The five members are Approachers Ghana Limited, Winmat Publishers Limited, Adwinsa Publications Ghana Limited, SEDCO Publishing Limited and EPP Books. 

The Executive Secretary of the GBPA, Mr Fauna Frimpong, told the Daily Graphic that in 2009, the five companies won a tender for the supply of the atlases to schools in the country at a cost of $35 million.

 

The contract

He said the companies were asked to pre-finance the supply of the atlases, which they did with loans contracted from local banks, and by 2011, the five companies had met all their obligations under the agreement. 

However, after the supply of the atlases, all efforts the members made for the payment of their money yielded no results and the Ministry of Finance had not treated the issue with any seriousness.

 

Moves to retrieve money

On June 28, 2013, he said, after the GBPA had sought the intervention of the Ministry of Education, the Chief Director of the ministry wrote a letter to the administrator of the Ghana Education Trust Fund (GETFund) to release 90.7 per cent of the amount to the companies. 

The GETFund, however, released only 18 per cent of the amount.

A copy of that letter has been made available to the Daily Graphic.

Mr Frimpong also said one of the cheques issued to one of the companies for the payment, which bore the insignia of the Bank of Ghana, was dishonoured.

 On November 5, 2013, the GBPA wrote to the Ministry of Education and urged it to act with dispatch and ensure that the companies were paid as quickly as possible. However, he said nothing positive had resulted from that instruction.

A copy of that letter also has been made available to the Daily Graphic.

Mr Frimpong said the loans contracted from the banks by the five companies attracted five per cent interest per month and added that the 18 per cent of the value of the contract paid to the publishing companies could only offset the interest accrued on the amount owed the financial institutions.

“The principal is still outstanding. As I speak, the companies have not paid their printers. And what is worse, these publishing companies have started laying off their workers because they are unable to pay them,” he said.

 

Ultimatum

“We think we have given the government enough time and if we do not hear anything positive within a week, we will go to court to retrieve our money. We will not seek to retrieve only what we are owed; we will also ask for interest on the amount,” he added.

 

GETFund’s reaction

The Public Relations Manager of the GETFund, Mr Stephen Baffoe, reacting to the GBPA threat, said the fund could only pay the association from its coffers but lamented that currently, payment into the fund was 11 months in arrears. 

“So it is not as if we have the money and we do not want to pay them.
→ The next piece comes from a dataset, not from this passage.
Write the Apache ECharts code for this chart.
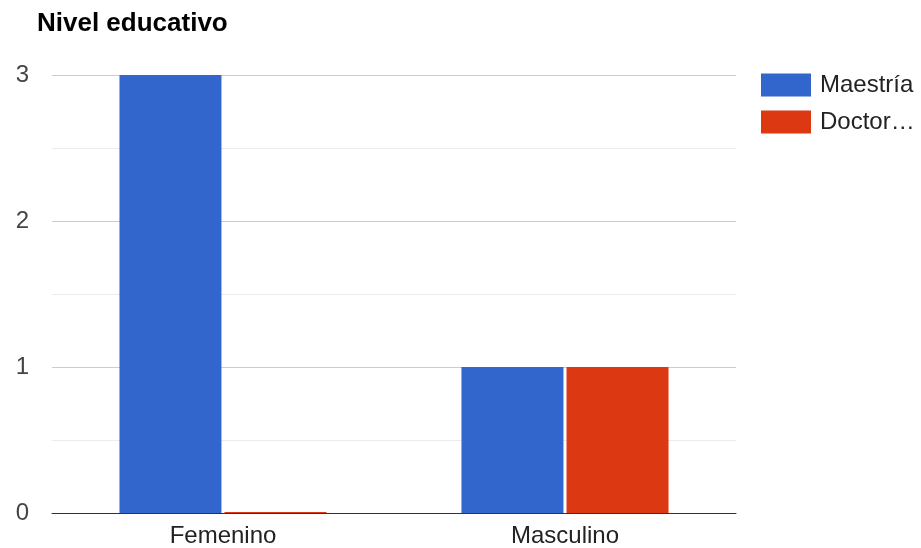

We have our own difficulties,” he said.

He explained that money went into the fund as and when the Ghana Revenue Authority (GRA), through the Ministry of Finance, declared how much had been collected and paid the money into the account.

Mr Baffoe also said the board of directors of the GETFund had begun discussions with officials of  the Ministry of Finance who had promised to release some money into the account soon.

“As soon as they do, we will meet the GBPA halfway,” he promised.